Masculinity, as shaped by both men and women, has a profound impact upon the world in which we live and functions as a core problem for social sustainability. Yet few people stop to question the forms of masculinity that have been passed to them, let alone construct a more conscious alternative.
Via video, audio and text, Future Masculinity will help both men and women understand how masculinity functions in contemporary society, and how it can be re-imagined for a sustainable future.
Many of society's problems are related to the social construction of masculinity: How is masculinity defined? How is masculinity asserted within society? These questions are answered in this course via a number of key themes: history, sexuality, relationships, fatherhood, archetypes, and spirituality.
By questioning the social construction of masculinity within our everyday lives, we can make massive changes to society encouraging a more sustainable way of living that can be enjoyed by men, women, children, and the world in which we live.
Participants will be able to identify the social construction of masculinity.
Participants will be able to mobilize concepts such as patriarchy and hegemonic masculinity.
Participants will be able to identify the existence of multiple masculinities.
Jonathan P.
The instructor seems knowledgeable about his subject and does a great job providing us with his references. It could have been nice to have visual support (slide) to support the verbal narration.
Now, I wish to disclaim that I am factually profane to the subtle arcane of gender study and arguably alien to the whole doxa prevalent in social studies faculties.

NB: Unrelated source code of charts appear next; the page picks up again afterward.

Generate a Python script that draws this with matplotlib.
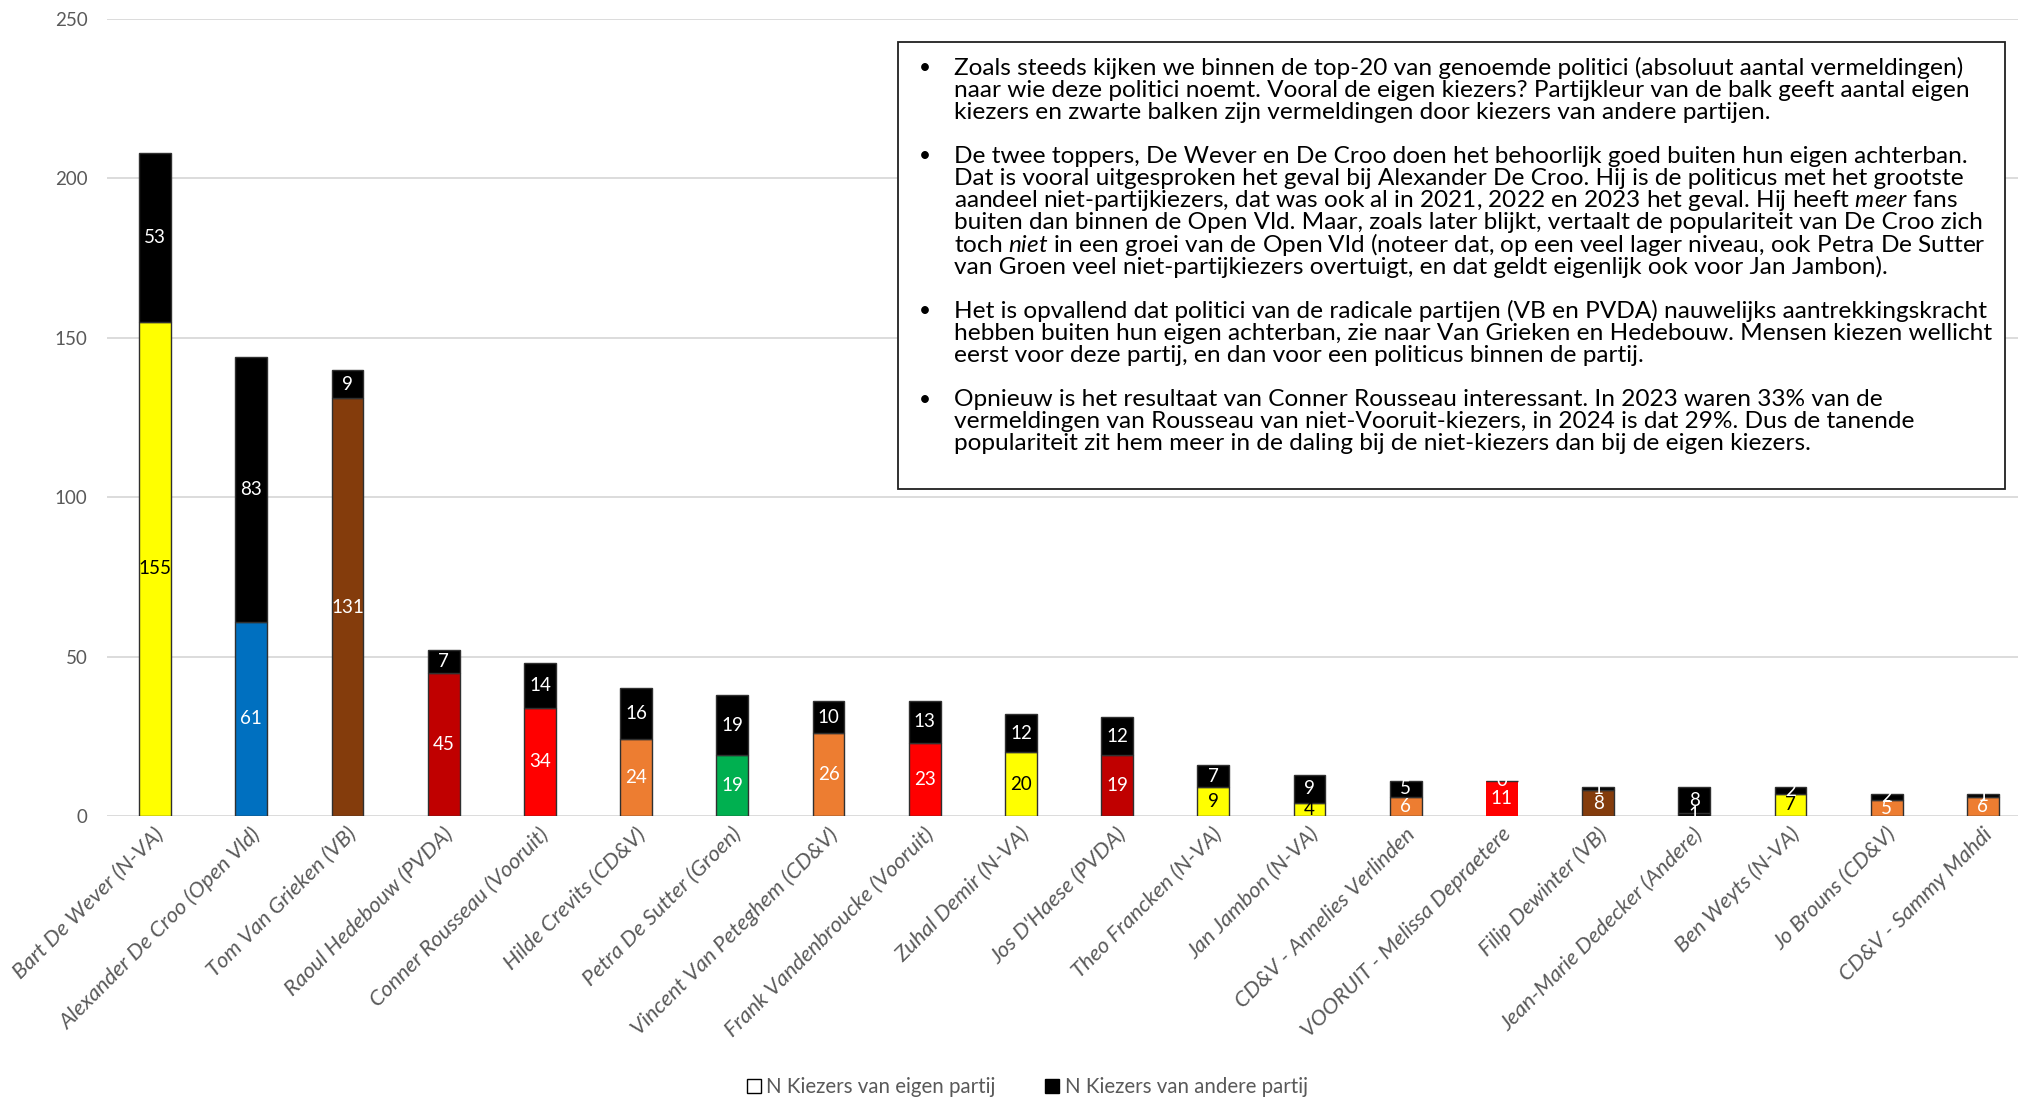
import numpy as np
import matplotlib
matplotlib.use("Agg")
from matplotlib import pyplot as plt
from matplotlib.patches import Rectangle, Patch
from matplotlib.transforms import ScaledTranslation

plt.rcParams['font.family'] = ['Lato', 'DejaVu Sans']
plt.rcParams['mathtext.fontset'] = 'custom'
plt.rcParams['mathtext.rm'] = 'Lato'
plt.rcParams['mathtext.it'] = 'Lato:italic'

# data
politici = ["Bart De Wever (N-VA)", "Alexander De Croo (Open Vld)", "Tom Van Grieken (VB)",
            "Raoul Hedebouw (PVDA)", "Conner Rousseau (Vooruit)", "Hilde Crevits (CD&V)",
            "Petra De Sutter (Groen)", "Vincent Van Peteghem (CD&V)", "Frank Vandenbroucke (Vooruit)",
            "Zuhal Demir (N-VA)", "Jos D'Haese (PVDA)", "Theo Francken (N-VA)", "Jan Jambon (N-VA)",
            "CD&V - Annelies Verlinden", "VOORUIT - Melissa Depraetere", "Filip Dewinter (VB)",
            "Jean-Marie Dedecker (Andere)", "Ben Weyts (N-VA)", "Jo Brouns (CD&V)", "CD&V - Sammy Mahdi"]
eigen = [155, 61, 131, 45, 34, 24, 19, 26, 23, 20, 19, 9, 4, 6, 11, 8, 1, 7, 5, 6]
andere = [53, 83, 9, 7, 14, 16, 19, 10, 13, 12, 12, 7, 9, 5, 0, 1, 8, 2, 2, 1]
partij = ["N-VA", "Open Vld", "VB", "PVDA", "Vooruit", "CD&V", "Groen", "CD&V", "Vooruit",
          "N-VA", "PVDA", "N-VA", "N-VA", "CD&V", "Vooruit", "VB", "Andere", "N-VA", "CD&V", "CD&V"]

kleuren = {"N-VA": "#FFFF00", "Open Vld": "#0070C0", "VB": "#843C0C", "PVDA": "#C00000",
           "Vooruit": "#FF0000", "CD&V": "#ED7D31", "Groen": "#00B050", "Andere": "#000000"}

tekst = [
    ["Zoals steeds kijken we binnen de top-20 van genoemde politici (absoluut aantal vermeldingen)",
     "naar wie deze politici noemt. Vooral de eigen kiezers? Partijkleur van de balk geeft aantal eigen",
     "kiezers en zwarte balken zijn vermeldingen door kiezers van andere partijen."],
    ["De twee toppers, De Wever en De Croo doen het behoorlijk goed buiten hun eigen achterban.",
     "Dat is vooral uitgesproken het geval bij Alexander De Croo. Hij is de politicus met het grootste",
     "aandeel niet-partijkiezers, dat was ook al in 2021, 2022 en 2023 het geval. Hij heeft $\\mathit{meer}$ fans",
     "buiten dan binnen de Open Vld. Maar, zoals later blijkt, vertaalt de populariteit van De Croo zich",
     "toch $\\mathit{niet}$ in een groei van de Open Vld (noteer dat, op een veel lager niveau, ook Petra De Sutter",
     "van Groen veel niet-partijkiezers overtuigt, en dat geldt eigenlijk ook voor Jan Jambon)."],
    ["Het is opvallend dat politici van de radicale partijen (VB en PVDA) nauwelijks aantrekkingskracht",
     "hebben buiten hun eigen achterban, zie naar Van Grieken en Hedebouw. Mensen kiezen wellicht",
     "eerst voor deze partij, en dan voor een politicus binnen de partij."],
    ["Opnieuw is het resultaat van Conner Rousseau interessant. In 2023 waren 33% van de",
     "vermeldingen van Rousseau van niet-Vooruit-kiezers, in 2024 is dat 29%. Dus de tanende",
     "populariteit zit hem meer in de daling bij de niet-kiezers dan bij de eigen kiezers."],
]

W, H = 2018, 1099
fig = plt.figure(figsize=(W / 100, H / 100), dpi=100)
ax = fig.add_axes([107 / W, 1 - 816 / H, 1 - 107 / W, (816 - 19) / H])

x = np.arange(len(politici))
eigen_kleur = [kleuren[p] for p in partij]
randen = ["none" if p == "Vooruit" and a == 0 else "#303030" for p, a in zip(partij, andere)]

b1 = ax.bar(x, eigen, width=0.33, color=eigen_kleur, edgecolor=randen, linewidth=1, zorder=2)
b2 = ax.bar(x, andere, width=0.33, bottom=eigen, color="black", edgecolor="#303030",
            linewidth=1, zorder=2)

lab1 = ax.bar_label(b1, label_type='center', fontsize=13.5)
for t, c in zip(lab1, eigen_kleur):
    t.set_color("black" if c == "#FFFF00" else "white")
lab2 = ax.bar_label(b2, label_type='center', fontsize=13.5, color="white")

ax.set_ylim(0, 250)
ax.set_xlim(-0.5, -0.5 + (W - 107) / 96.2)
ax.set_yticks(np.arange(0, 251, 50))
ax.grid(axis='y', color="#D9D9D9", linewidth=1.3, zorder=0)
ax.set_axisbelow(True)
for s in ax.spines.values():
    s.set_visible(False)
ax.tick_params(axis='both', length=0, colors="#595959")
ax.tick_params(axis='y', labelsize=13.5, pad=14)
ax.set_xticks(x)
ax.set_xticklabels(politici, rotation=45, ha='right', rotation_mode='anchor',
                   fontsize=15.8, style='italic', va='center')
ax.tick_params(axis='x', pad=11)
shift = ScaledTranslation(6 / 100, 0, fig.dpi_scale_trans)
for lbl in ax.get_xticklabels():
    lbl.set_transform(lbl.get_transform() + shift)

# legenda
handles = [Patch(facecolor="white", edgecolor="black", linewidth=1),
           Patch(facecolor="black", edgecolor="black")]
fig.legend(handles, ["N Kiezers van eigen partij", "N Kiezers van andere partij"],
           loc='center', bbox_to_anchor=(0.509, 1 - 1087 / H), ncol=2, frameon=False,
           fontsize=14.8, labelcolor="#595959", handlelength=0.7, handleheight=0.7,
           handletextpad=0.25, columnspacing=2.4)

# tekstvak
fig.patches.append(Rectangle((898 / W, 1 - 489 / H), (2005 - 898) / W, (489 - 42) / H,
                             transform=fig.transFigure, facecolor="white",
                             edgecolor="#202020", linewidth=1.3, zorder=5))
regel = 0
for alinea in tekst:
    for i, lijn in enumerate(alinea):
        y = 1 - (68 + regel * 22.1) / H
        if i == 0:
            fig.text(919 / W, y, "\u2022", fontsize=15, va='center', zorder=6)
        fig.text(954 / W, y, lijn, fontsize=17.6, va='center', zorder=6)
        regel += 1
    regel += 1

fig.savefig("out.png", dpi=100)
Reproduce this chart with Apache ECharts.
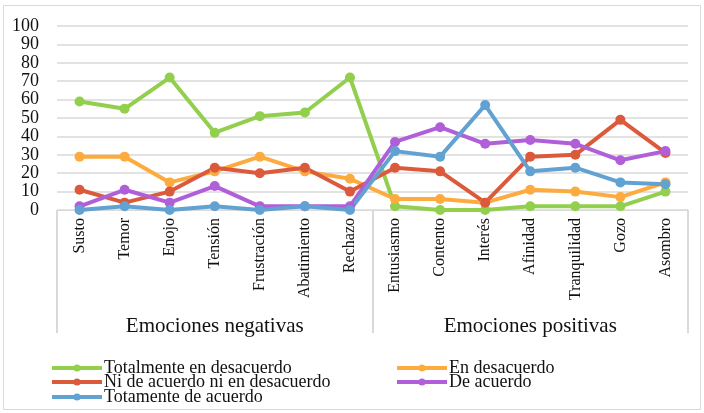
<!DOCTYPE html>
<html>
<head>
<meta charset="utf-8">
<script src="https://cdn.jsdelivr.net/npm/echarts@6/dist/echarts.min.js"></script>
<style>
html,body{margin:0;padding:0;background:#fff;}
#chart{width:704px;height:413px;}
</style>
</head>
<body>
<div id="chart"></div>
<script>
const categories = ['Susto','Temor','Enojo','Tensión','Frustración','Abatimiento','Rechazo','Entusiasmo','Contento','Interés','Afinidad','Tranquilidad','Gozo','Asombro'];
const groups = ['Emociones negativas','Emociones positivas'];
const seriesNames = ['Totalmente en desacuerdo','En desacuerdo','Ni de acuerdo ni en desacuerdo','De acuerdo','Totamente de acuerdo'];
const totalmenteDesacuerdo = [59,55,72,42,51,53,72,2,0,0,2,2,2,10];
const enDesacuerdo = [29,29,15,21,29,21,17,6,6,4,11,10,7,15];
const niNi = [11,4,10,23,20,23,10,23,21,4,29,30,49,31];
const deAcuerdo = [2,11,4,13,2,2,2,37,45,36,38,36,27,32];
const totamenteAcuerdo = [0,2,0,2,0,2,0,32,29,57,21,23,15,14];
const yTicks = {min:0, max:100, interval:10};

const colors = ['#92cf4c','#fdab3e','#dc5a3c','#b05fd9','#62a2d2'];
const values = [totalmenteDesacuerdo, enDesacuerdo, niNi, deAcuerdo, totamenteAcuerdo];
const font = "'Liberation Serif', 'Times New Roman', serif";

// legend layout slots: [left, top] per series
const legendSlots = [[50,359],[395,359],[50,373],[395,373],[50,388]];

const chart = echarts.init(document.getElementById('chart'), null, {renderer:'canvas'});
const option = {
  animation: false,
  color: colors,
  textStyle:{fontFamily:font},
  grid: {left:57, right:16, top:26, bottom:203, containLabel:false},
  graphic: [{
    type:'rect', shape:{x:3.5, y:5.5, width:697, height:404},
    style:{fill:'none', stroke:'#d9d9d9', lineWidth:1}, silent:true
  }],
  legend: seriesNames.map((n,i)=>({
    orient:'horizontal', padding:0, left:legendSlots[i][0], top:legendSlots[i][1],
    itemWidth:50, itemHeight:9, lineStyle:{width:4},
    textStyle:{fontFamily:font, fontSize:18, color:'#111', lineHeight:18, padding:[0,0,0,-3]},
    data:[n]
  })),
  xAxis: [{
    type:'category', data:categories, boundaryGap:true,
    axisLine:{show:true, lineStyle:{color:'#d9d9d9', width:1}},
    axisTick:{show:false},
    axisLabel:{rotate:90, margin:8, fontFamily:font, fontSize:16, color:'#111', interval:0}
  },{
    type:'category', data:groups, position:'bottom', boundaryGap:true,
    axisLine:{show:false},
    axisTick:{show:true, length:123, lineStyle:{color:'#d9d9d9', width:2}},
    axisLabel:{margin:106, fontFamily:font, fontSize:21, color:'#111', interval:0},
    splitLine:{show:false}
  }],
  yAxis: {
    type:'value', min:yTicks.min, max:yTicks.max, interval:yTicks.interval,
    axisLine:{show:false}, axisTick:{show:false},
    splitLine:{lineStyle:{color:'#d9d9d9', width:1.5}},
    axisLabel:{margin:18, fontFamily:font, fontSize:18, color:'#111'}
  },
  series: seriesNames.map((n,i)=>({
    name:n, type:'line', data:values[i], xAxisIndex:0,
    symbol:'circle', symbolSize:10,
    lineStyle:{width:4, color:colors[i]},
    itemStyle:{color:colors[i]}
  }))
};
chart.setOption(option);
</script>
</body>
</html>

That being said, I must admit that I am pretty skeptical about the whole post-modern interpretative process of deconstruction/reconstruction so trendy among academics in social studies which necessarily leads to an even more subjectivist conclusion.
In my humble opinion, the postulates proposed in this course seem to obfuscate the quantitative empiricism that dominate psychology for the past hundred years in the anglo-saxon sphere, nowadays cross-validated by research in biology and neurology, for the sake of an idealist's axioms and normative conclusions.